Tudo isto é, afinal, a reedição de um filme já gasto de tanto ser usado, seja nos “cinemas” de Lisboa ou de Luanda. Vão mudando, por fuga, morte ou prisão, os protagonistas principais, mas o argumento é sempre o mesmo. Também a assistência (CPLP e companhia) é sempre a mesma.
Recordam-se que a morte de Hélder Proença e Baciro Dabó (irmão do major agora abatido) teria resultado dum tiroteio que se seguiu à resistência demonstrada por eles quando as forças da ordem, alegadamente, pretendiam detê-los pela sua suposta implicação na intentona?
Recordam-se que Kumba Ialá disse que "o senhor primeiro-ministro vai ter de explicar ao povo da Guiné-Bissau quem matou Hélder Proença, Baciro Dabó, Tagmé Na Waié e o general João Bernardo Nino Vieira.
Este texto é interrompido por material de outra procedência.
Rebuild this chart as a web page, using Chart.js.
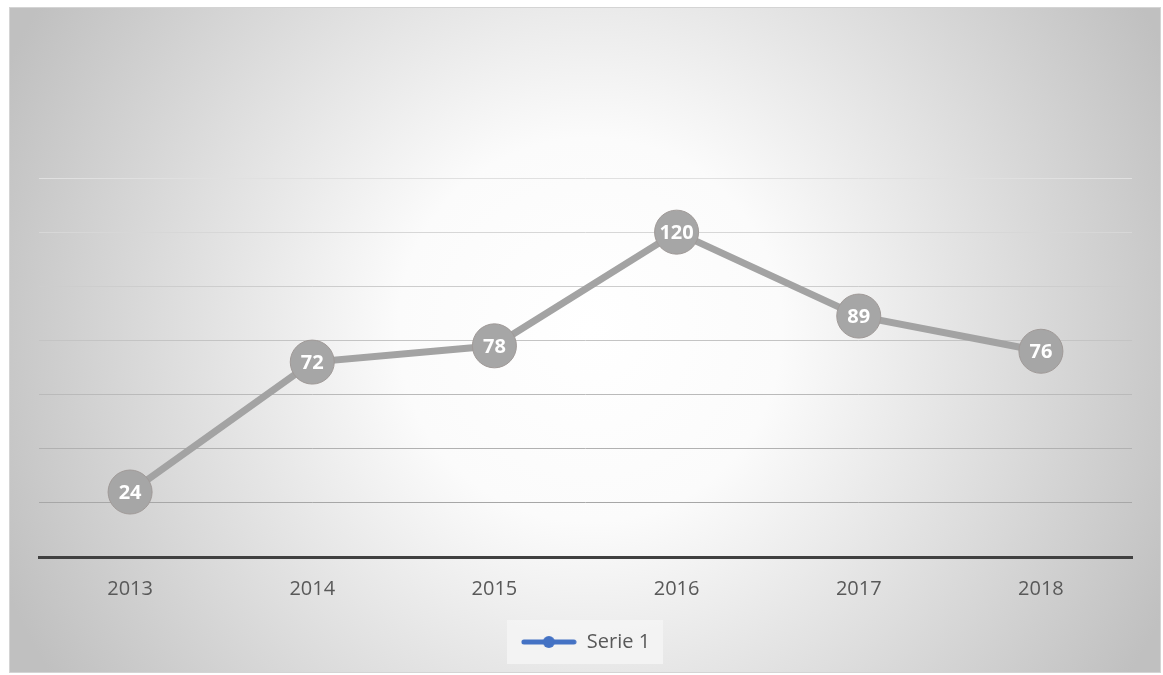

Catorze pessoas que morreram durante o seu mandato"?
Recordam-se que na Guiné-Bissau nenhum candidato, nenhum presidente acabou o seu mandato e em 16 anos o país já teve seis presidentes?
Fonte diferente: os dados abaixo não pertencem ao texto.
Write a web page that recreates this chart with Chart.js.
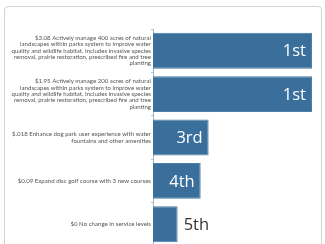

A democracia que faz brilhar os olhos dos bem nutridos dirigentes da CPLP tem destas coisas. Ou se é favor de quem está no poder ou, é claro, vai-se para a choldra. Ou se é a favor ou choca-se com uma bala perdida.
Recordam-se que o coronel Antero João Correia, antigo comandante-geral da Polícia, teria sido detido por ordens do então interino chefe do Estado-Maior-General das Forças Armadas, Zamora Induta, depois de se recusar a assinar o comunicado do SIE (Serviços de Informação do Estado) que anunciava a neutralização da alegada tentativa de golpe de Estado?
Recordam-se que esta recusa teria obrigado os mentores do plano a confiar a assinatura do documento ao director-geral adjunto dos SIE, coronel Samba Djaló, que foi apontado como uma pessoa "muito próxima" (pudera!) de Zamora Induta e seu representante a nível do Ministério do Interior que tutela os SIE?
Ao que parece, tanto os políticos guineenses como os donos do poder na comunidade internacional, continuam pouco ou nada preocupados com o facto de os pobres guineenses (a esmagadora maioria) só conhecerem uma forma de deixarem de o ser.
E essa forma (desculpem estar há anos a dizer sempre o mesmo) é usar, não um enxada, uma colher de pedreiro ou um computador, mas antes uma AK-47. E enquanto assim for...
É que dois em cada três guineenses vivem na pobreza absoluta e uma em cada quatro crianças morre antes dos cinco anos de idade. A esperança de vida à nascença para um guineense é de "apenas" de 45 anos, atendendo à fragilidade humana, sobretudo por causa da fraca cobertura dos serviços sociais.
Será que os dirigentes da Guiné-Bissau, da CPLP e similares se lembram que enquanto saboreiam várias refeições por dia, ali ao lado há gente que foi gerada com fome, nasceu com fome e morre com fome?
Será que os dirigentes da Guiné-Bissau, bem como essa coisa que dá pelo nome de CPLP, se lembram que não é possível enganar toda a gente durante todo o tempo?
E, mesmo famintos, ainda sobra força aos guineenses para, ontem como hoje e certamente amanhã, fazerem o que já começa a ser um hábito: puxar o gatilho.
E assim se vai escrevendo a história do princípio daquilo que pode ser o fim da Guiné-Bissau. Realidade que não preocupa todos aqueles que vão continuando a cantar e a rir, levados, levados sim, por interesses pouco claros, sejam do narcotráfico propriamente dito ou não.